Clarence Thomas: Only 7.2 percent of private sector workers have union representation today, the lowest since 1900. Facing a critical moment, the labor movement has been re-energized by the Occupy Wall Street movement.
Leo Robinson: Any number of times this union [Local 10] has observed picket lines, including Easter Sunday 1977 when the community put up a picket line at Pier 27 to picket South African cargo. Longshoremen observed that picket line for two days. So I don’t understand how all of a sudden the sanctity of the contract outweighs the need to demonstrate solidarity. It just does not compute. It doesn’t make sense.
Clarence Thomas: The first action against South African apartheid was a community picket line. It was not authorized by the union. It was a community picket line from start to finish.
Leo Robinson: It was about 5,000 people out there on the Embarcadero for two days running a community picket line opposing South African apartheid. Local 10 officers took the position that it was an unsafe situation and our members were not going to cross that picket line, period. It was ruled as such by the arbitrator.
We have never waited for the employer to declare what is safe or unsafe. It is always the union that moves first.
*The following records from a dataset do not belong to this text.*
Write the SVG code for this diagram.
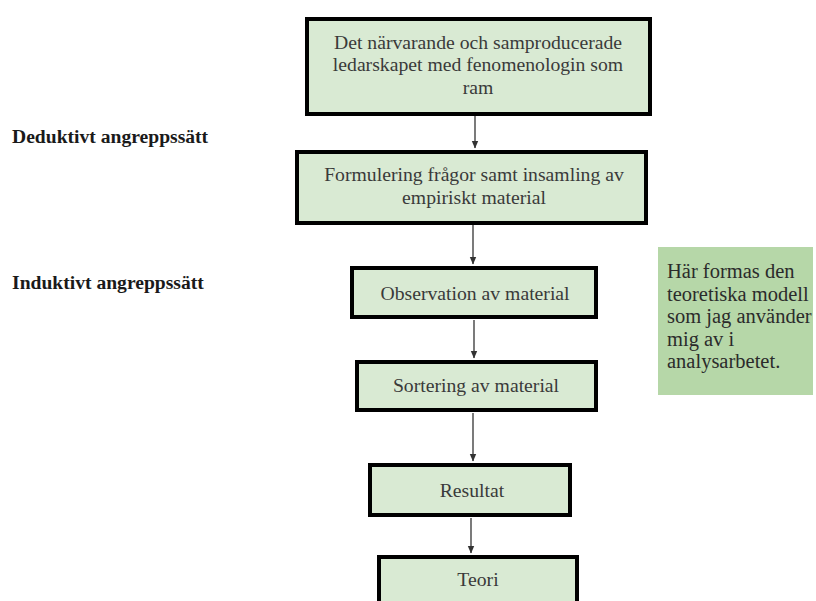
<svg xmlns="http://www.w3.org/2000/svg" width="816" height="601" viewBox="0 0 816 601">
  <defs>
    <marker id="arrow" viewBox="0 0 8 8" refX="7" refY="4" markerWidth="8" markerHeight="8" markerUnits="userSpaceOnUse" orient="auto">
      <path d="M0,0.8 L7.5,4 L0,7.2 Z" fill="#333"/>
    </marker>
  </defs>
  <style>
    .box { fill: #d9ead3; stroke: #000; stroke-width: 4; }
    .boxtxt { font-family: "Liberation Serif", "Times New Roman", serif; font-size: 19.7px; fill: #3a3a3a; text-anchor: middle; }
    .side { font-family: "Liberation Serif", "Times New Roman", serif; font-size: 19.6px; font-weight: bold; fill: #1a1a1a; }
    .note { fill: #b6d7a8; }
    .notetxt { font-family: "Liberation Serif", "Times New Roman", serif; font-size: 20.5px; fill: #2b2b2b; }
    .conn { stroke: #333; stroke-width: 1.3; fill: none; marker-end: url(#arrow); }
  </style>
  <rect width="816" height="601" fill="#fff"/>

  <g id="connectors">
    <line class="conn" x1="475" y1="116" x2="475" y2="148"/>
    <line class="conn" x1="473" y1="225" x2="473" y2="264"/>
    <line class="conn" x1="474" y1="320" x2="474" y2="358"/>
    <line class="conn" x1="473" y1="413" x2="473" y2="461"/>
    <line class="conn" x1="471" y1="518" x2="471" y2="553"/>
  </g>

  <g id="label-deduktivt">
    <text class="side" x="12" y="143">Deduktivt angreppssätt</text>
  </g>
  <g id="label-induktivt">
    <text class="side" x="12" y="289">Induktivt angreppssätt</text>
  </g>

  <g id="node-ram">
    <rect class="box" x="307" y="19" width="343" height="95"/>
    <text class="boxtxt" x="478" y="49">Det närvarande och samproducerade</text>
    <text class="boxtxt" x="478" y="71">ledarskapet med fenomenologin som</text>
    <text class="boxtxt" x="478" y="94">ram</text>
  </g>

  <g id="node-formulering">
    <rect class="box" x="297" y="152" width="349" height="71"/>
    <text class="boxtxt" x="474" y="181">Formulering frågor samt insamling av</text>
    <text class="boxtxt" x="474" y="204">empiriskt  material</text>
  </g>

  <g id="node-observation">
    <rect class="box" x="352" y="268" width="244" height="49"/>
    <text class="boxtxt" x="475" y="300">Observation av material</text>
  </g>

  <g id="node-sortering">
    <rect class="box" x="357" y="362" width="239" height="48"/>
    <text class="boxtxt" x="476" y="392">Sortering av material</text>
  </g>

  <g id="node-resultat">
    <rect class="box" x="370" y="465" width="200" height="50"/>
    <text class="boxtxt" x="472" y="497">Resultat</text>
  </g>

  <g id="node-teori">
    <rect class="box" x="379" y="557" width="198" height="60"/>
    <text class="boxtxt" x="478" y="586">Teori</text>
  </g>

  <g id="note-modell">
    <rect class="note" x="658" y="247" width="155" height="148"/>
    <text class="notetxt" x="667" y="278">Här formas den</text>
    <text class="notetxt" x="667" y="301">teoretiska modell</text>
    <text class="notetxt" x="667" y="323">som jag använder</text>
    <text class="notetxt" x="667" y="346">mig av i</text>
    <text class="notetxt" x="667" y="368">analysarbetet.</text>
  </g>
</svg>
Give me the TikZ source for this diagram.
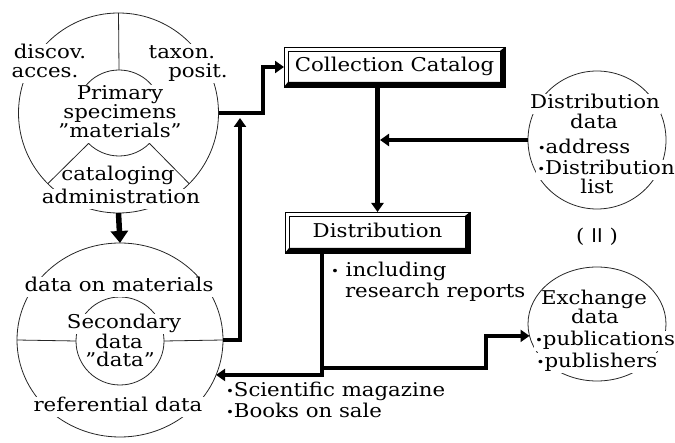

We don’t ask the employers what is safe or unsafe. They wouldn’t give a damn one way or the other as long as they got their ship worked. If the police have to escort you in or out, that is patently saying it is unsafe. What if someone decides to throw a rock while you’re being escorted in by the police? Does it make it hurt any less? A longshoreman determines what is safe for him or her — on the job and off.
Clarence Thomas: Our members have been hurt by the police and so has the OWS movement. In 2003 when we were standing by at a picket, police shot our members with wooden bullets. In Longview, WA, at the EGT Grain Terminal, ILWU members and their families have been hurt by the police. We don’t want the police to do anything for us.
Solidarity of Labor Above All Else
Clarence Thomas: Our union is at an historical juncture. Our jurisdiction is being challenged up and down the coast — the issue of logs and Local 10 and use of “robotics.” There has been nothing like this since 1934. If ILWU members don’t honor the community picket lines, it will cause an irreparable breach with the community. If the ILWU can’t support the community, why should the community support the ILWU in 2014 contract negotiations or when the new grain agreement is up next year? Who knows what the employer has up their sleeve when they demanded only a one-year contract.
Clarence Thomas: These ports are the people’s ports. Ports belong to the people of the Pacific Coast. The money came from the taxpayers in California, Oregon and Washington. EGT was subsidized by the Port of Longview. So the people have the right to go down there and protest how their tax dollars have been ripped off.
Fifty-one percent of Stevedoring Services of America is owned by Goldman Sachs. EGT is a multinational conglomerate trying to control the distribution of food products around the world. The face of Wall Street is in the ports.
The ILWU is not some special interest group. We are a rank-and-file militant, democratic union that has a long history of being in the vanguard of the social justice and labor movement.
We don’t cross community picket lines. When people begin to do so they have completely turned their backs on the ILWU’s 10 guiding principles. Is it coincidental that Harry Bridges &rsqou; name has not been asserted in relation to the OWS movement and the history of militancy? Is it an accident? How can we not talk about Harry Bridges? That is how we got what we want.